Saturday, May 6, 2023

Euthanasia of Canadian prisoners. Is it a form of capital punishment?

Alex Schadenberg
Executive Director, Euthanasia Prevention Coalition

Tristan Hopper published an excellent article in the National Post on Thursday May 4, 2023 about Canadian prisoners who are dying by euthanasia. Hopper begins by stating that Canada's last capital punishment death occurred 61 years ago, but now euthanasia of Canadian prisoners eerily except that capital punishment usually has oversight.

Hopper writes that nine prisoners have died by euthanasia in Canada. The APTN network reported that the first three prisoners to die by euthanasia were indiginous Canadians who remained shackled during the killing.

Ivan Zinger
Ivan Zinger, Canada's Correctional Investigator, told Kathleen Martens reporting for the APTN network, that euthanasia should never be done in the prison. He stated:
“Under no circumstances should the procedure of MAiD be dealt with inside a penitentiary,”

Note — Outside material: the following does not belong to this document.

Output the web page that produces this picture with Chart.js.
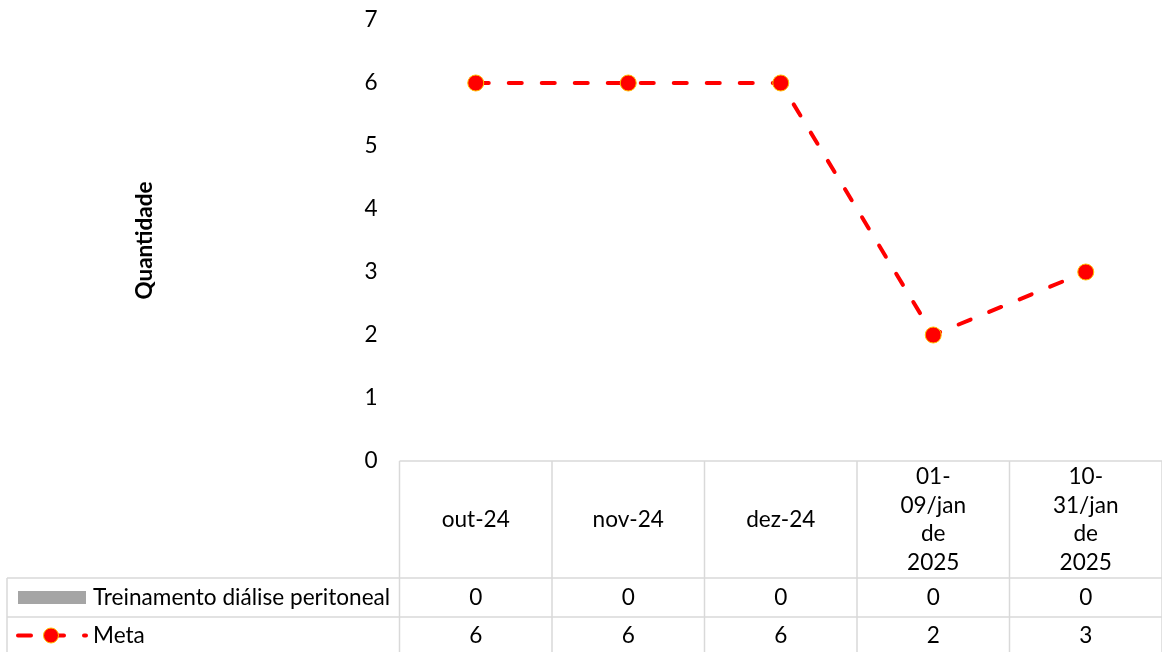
<!DOCTYPE html>
<html><head><meta charset="utf-8">
<script src="https://cdn.jsdelivr.net/npm/chart.js@4"></script>
<style>html,body{margin:0;padding:0;background:#fff}</style>
</head><body>
<canvas id="c" width="1162" height="652"></canvas>
<script>
const categories = [["out-24"],["nov-24"],["dez-24"],["01-","09/jan","de","2025"],["10-","31/jan","de","2025"]];
const treinamento = [0,0,0,0,0];
const meta = [6,6,6,2,3];
const yTicks = [0,1,2,3,4,5,6,7];
const seriesNames = ["Treinamento diálise peritoneal","Meta"];
const yTitle = "Quantidade";

const FONT = "Lato";
const FS = 22.6;
const RED = "#FF0000", ORANGE = "#FFC000", GRAY = "#A5A5A5", GRID = "#D9D9D9";

const tablePlugin = {
  id: "dataTable",
  afterDraw(chart) {
    const ctx = chart.ctx;
    const {left, right, bottom} = chart.chartArea;
    const n = categories.length;
    const colW = (right - left) / n;
    const headerBottom = bottom + 117;
    const row1Bottom = headerBottom + 39;
    const row2Bottom = row1Bottom + 39;
    const legendLeft = 7;
    ctx.save();
    ctx.strokeStyle = GRID;
    ctx.lineWidth = 1.5;
    ctx.beginPath();
    ctx.moveTo(left, bottom); ctx.lineTo(right, bottom);
    ctx.moveTo(legendLeft, headerBottom); ctx.lineTo(right, headerBottom);
    ctx.moveTo(legendLeft, row1Bottom); ctx.lineTo(right, row1Bottom);
    for (let i = 0; i <= n; i++) {
      const x = left + i * colW;
      ctx.moveTo(x, bottom); ctx.lineTo(x, row2Bottom);
    }
    ctx.moveTo(legendLeft, headerBottom); ctx.lineTo(legendLeft, row2Bottom);
    ctx.stroke();

    ctx.fillStyle = "#000";
    ctx.font = FS + "px " + FONT;
    ctx.textAlign = "center";
    ctx.textBaseline = "middle";
    const xs = chart.scales.x;
    const headerMid = (bottom + headerBottom) / 2;
    const lh = 28.5;
    categories.forEach((lines, i) => {
      const cx = xs.getPixelForValue(i);
      const start = headerMid - (lines.length - 1) * lh / 2;
      lines.forEach((t, j) => ctx.fillText(t, cx, start + j * lh));
      ctx.fillText(String(treinamento[i]), cx, (headerBottom + row1Bottom) / 2);
      ctx.fillText(String(meta[i]), cx, (row1Bottom + row2Bottom) / 2 - 1);
    });

    // legend keys
    const r1 = (headerBottom + row1Bottom) / 2;
    const r2 = (row1Bottom + row2Bottom) / 2 - 1;
    ctx.fillStyle = GRAY;
    ctx.fillRect(18, r1 - 6.5, 68, 13);
    ctx.strokeStyle = RED;
    ctx.lineWidth = 4;
    ctx.lineCap = "round";
    ctx.setLineDash([13, 20]);
    ctx.beginPath();
    ctx.moveTo(18, r2); ctx.lineTo(86, r2);
    ctx.stroke();
    ctx.setLineDash([]);
    ctx.beginPath();
    ctx.arc(51, r2, 7.5, 0, Math.PI * 2);
    ctx.fillStyle = RED; ctx.fill();
    ctx.lineWidth = 1; ctx.strokeStyle = ORANGE; ctx.stroke();

    ctx.fillStyle = "#000";
    ctx.textAlign = "left";
    ctx.font = FS + "px " + FONT;
    ctx.fillText(seriesNames[0], 93, r1);
    ctx.fillText(seriesNames[1], 93, r2);
    ctx.restore();
  }
};

new Chart(document.getElementById("c"), {
  data: {
    labels: categories,
    datasets: [
      {
        type: "line",
        label: seriesNames[1],
        data: meta,
        borderColor: RED,
        borderWidth: 4,
        borderDash: [13, 20],
        borderCapStyle: "round",
        tension: 0,
        fill: false,
        pointRadius: 8,
        pointBackgroundColor: RED,
        pointBorderColor: ORANGE,
        pointBorderWidth: 1,
        order: 0
      },
      {
        type: "bar",
        label: seriesNames[0],
        data: treinamento,
        backgroundColor: GRAY,
        borderWidth: 0,
        order: 1
      }
    ]
  },
  options: {
    responsive: false,
    animation: false,
    devicePixelRatio: 1,
    layout: { autoPadding: false, padding: { top: 20, right: 0, bottom: 191, left: 0 } },
    plugins: { legend: { display: false }, tooltip: { enabled: false } },
    scales: {
      x: { type: "category", display: false, offset: true, grid: { display: false } },
      y: {
        min: 0, max: 7,
        border: { display: false },
        grid: { display: false, drawTicks: false },
        afterBuildTicks: (s) => { s.ticks = yTicks.map(v => ({ value: v })); },
        afterFit: (s) => { s.width = 399.5; s.paddingTop = 0; s.paddingBottom = 0; },
        ticks: { color: "#000", padding: 22, font: { family: FONT, size: FS } },
        title: {
          display: true, text: yTitle, color: "#000",
          font: { family: FONT, size: 22.5, weight: "bold" },
          padding: { top: 131, bottom: 0 }
        }
      }
    }
  },
  plugins: [tablePlugin]
});
</script>
</body></html>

“That is highly problematic, unethical and immoral in my view. I think we would be the only jurisdiction in the world who would do that.”Kim Beaudin, vice-chief of the Congress of Aboriginal Peoples and a member of corrections’ National Aboriginal Advisory Committee opposes (MAiD) euthanasia being done in prisons. 
Beaudin told Martens that 32% of Canadians in prison are indiginous and stated:
“I’m not in support of (the law) because I’ve always believed there should be hope for them to get out of there,” Beaudin says.

“But a lot of people have given up; a lot of Indigenous people have given up inside.”
Canada has the highest rate of euthanasia for prisoners. Hopper wrote:
Canada’s rate of in-custody MAID is well beyond that of any other jurisdiction in which assisted suicide is legal. Everywhere else, the procedure is either not done or has yielded no more than one instance that qualified under special circumstances.

Belgium — which legalized assisted suicide in 2002 — granted euthanasia to its first prisoner just this year. Geneviève Lhermitte, who murdered her five children in 2008, convinced authorities that she was so wracked by guilt and suicidality that she met the criteria for assisted death.

Notably, Belgium’s first instance of a prisoner requesting assisted suicide turned into a national legal controversy that ultimately ended with the prisoner — serial rapist and murderer Frank Van den Bleeken — being denied Belgium’s usual “right to die” in 2015.
In March 2021, Canada eliminated the "terminal illness" requirement for euthanasia. Some Canadian prisoners who are serving life sentences are considering euthanasia as a way out of prison. Hopper reports:
The University of Calgary’s Jessica Shaw is one of the only researchers to examine the phenomenon of MAID in Canadian prisons. In a 2021 study, she interviewed nine inmates about the topic, and while all of them dismissed concerns that prisoners would be pressured into MAID, half were open to the idea of assisted suicide as an alternative to serving a long sentence.
Hopper reported Shaw as saying:
“I’ve considered it already, because I’ve got (decades) in. I look at it, if they could say, ‘Okay, you’re never getting out,’ this is something that I would do. That I would consider,” said one.
A CTV news report by Avis Favaro, CTV News Medical Correspondent reported concerns with the extension of euthanasia to people with mental illness in relation to euthanasia of prisoners. Favaro reported:
Another concern looms for Zinger and Shaw, as the criteria for applying for MAID will likely expand in March of next year to include mental illness as a sole reason for requesting assisted death.

Zinger says data from CSC indicates 75 per cent of those imprisoned federally have a current mental health diagnosis, while other studies show prison life itself can worsen mental health.

"If the provisions are extended to include mental illness, there could be a lot more people that become eligible," Zinger said, calling for more transparency in discussing MAID among prisoners. "I believe that (CSC) should be reporting it in an open that we can track it better and we can ensure that how it's being provided is in sync with the legislation and human dignity.”
Euthanasia in Canada is out-of-control for several reasons. The first is that the language of the law lacks any real definition. A second clear problem is that in Canada euthanasia is not viewed as a "last resort" but rather it is interpreted to be a medical act.

Canada must completely re-evaluate it's euthanasia law. Canada is heading towards a system of killing on demand.